When I was a teenager, I used to play this game where I would tell somebody something, watch them react in good faith, then mock them for it. As you can imagine, with asshole antics like this, I didn’t have a lot of friends when I was a teenager.
Some people have not grown out of this. Sex columnist cum technology hangabout Violet Blue is one of those people. Her pot-stirring article about what a sexist yawn-fest WWDC was demonstrates that.
The yawn-fest part was just stupid. I have yet to meet an actual shipping developer who isn’t completely bowled over by iOS 5 and Lion. I don’t get pissed off about stupid people saying stupid things about Apple. That has always come with the territory.
What pissed me off was the way she conducted herself, acting like a vacuous twat, then acting offended when people came to the natural conclusion.
It’s possible people assumed you didn’t know how to code “because you were a girl.” It’s likely, though, that they assumed you didn’t know how to code because most people don’t know how to code. The vast and overwhelming majority of people in the world have no idea how computers work. There is no gender imbalance there.
Ah, but this was a party after a tech conference. You wouldn’t assume people there didn’t know how to code unless you’re sexist—or know anything about our platform. Indeed, the tremendous growth means that neophytes and onlookers outnumber experienced developers even at a tech conference.
I advise every speaker I train to assume people in the audience have almost no technical knowledge. You have to, or you will lose people who are there to learn by overwhelming them with details. Your job as a speaker is first to entertain, then to inspire, and only then to teach.

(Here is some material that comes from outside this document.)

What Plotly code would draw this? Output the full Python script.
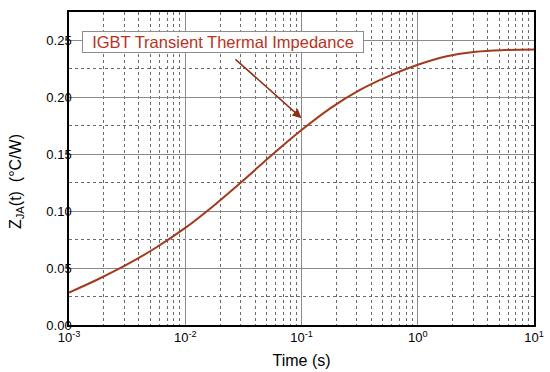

Her behavior was unforgivably rude and short-sighted. It’s scary enough to talk to strangers at a party. You have to suppress your insecurities, and A-listers like Gruber and Shipley are no exception. Imagine meeting some women at a party who don’t seem to know a lot about computers, but seem curious.
I would definitely take that opportunity to drop some knowledge. I would think it was so cool that they were there, that they were curious. I would do anything I could to help them see what a great place this was for them, to make them feel welcome, to help them.
What then happens when that person turns around and mocks you for your effort? Even goes so far as to call you a sexist pig? How likely are you to approach another woman at a party? Or anyone, for that matter? How is this helping the gender imbalance in our industry? How is this helping anything?
There are some people who this sting operation will reach. These are the people who feel not puzzled, but guilty, about the lack of women in the industry, and who let that guilt motivate them to do things they hope will help, but that actually make things worse.
Anyone can learn to code, but it takes a certain rare and aberrant personality to actually pursue a career in software engineering with the seriousness it requires. It is a terrible mistake to push someone into something they are not going to enjoy or be any good at.
It is worse—much much worse—to do so because of the color of someone’s skin or the shape of their genitals. I have seen people with the best of intentions look the other way at some terrible work because they wanted to make their diversity numbers.
We have a high washout rate in this business for a reason. If you prevent people in selective groups from doing so, you stack the deck against people in that same group. You know what would be worse than having few women in the industry? Having lots of women in the industry who are almost universally terrible. How much harder would it be for the women who got into this for the right reasons?
I think it’s cliched bullshit that society pushes women away from engineering with the mentality that “math is hard.” Math is hard. Coding is hard. Engineering is hard. That’s why we get paid so well—because the vast majority of people can’t do what we do.
Yes, there was a time when little girls were supposed to play with dolls and wear dresses, but among the families of the modern engineer, that time is long past. Every parent I know wants their kids to grow up to be great scientists and engineers.
The balance is shifting, and will continue to shift. We will nurture that shift by thinking not in terms of race, gender, or demographics, but by moving to universalist thought, as we have with our product designs. What will not help, indeed what will hurt, is driving a wedge of faux offense for your own aggrandizement.
It’s possible people assumed you didn’t know how to code “because you were a girl.” It’s likely, though, that they assumed you didn’t know how to code because most people don’t know how to code.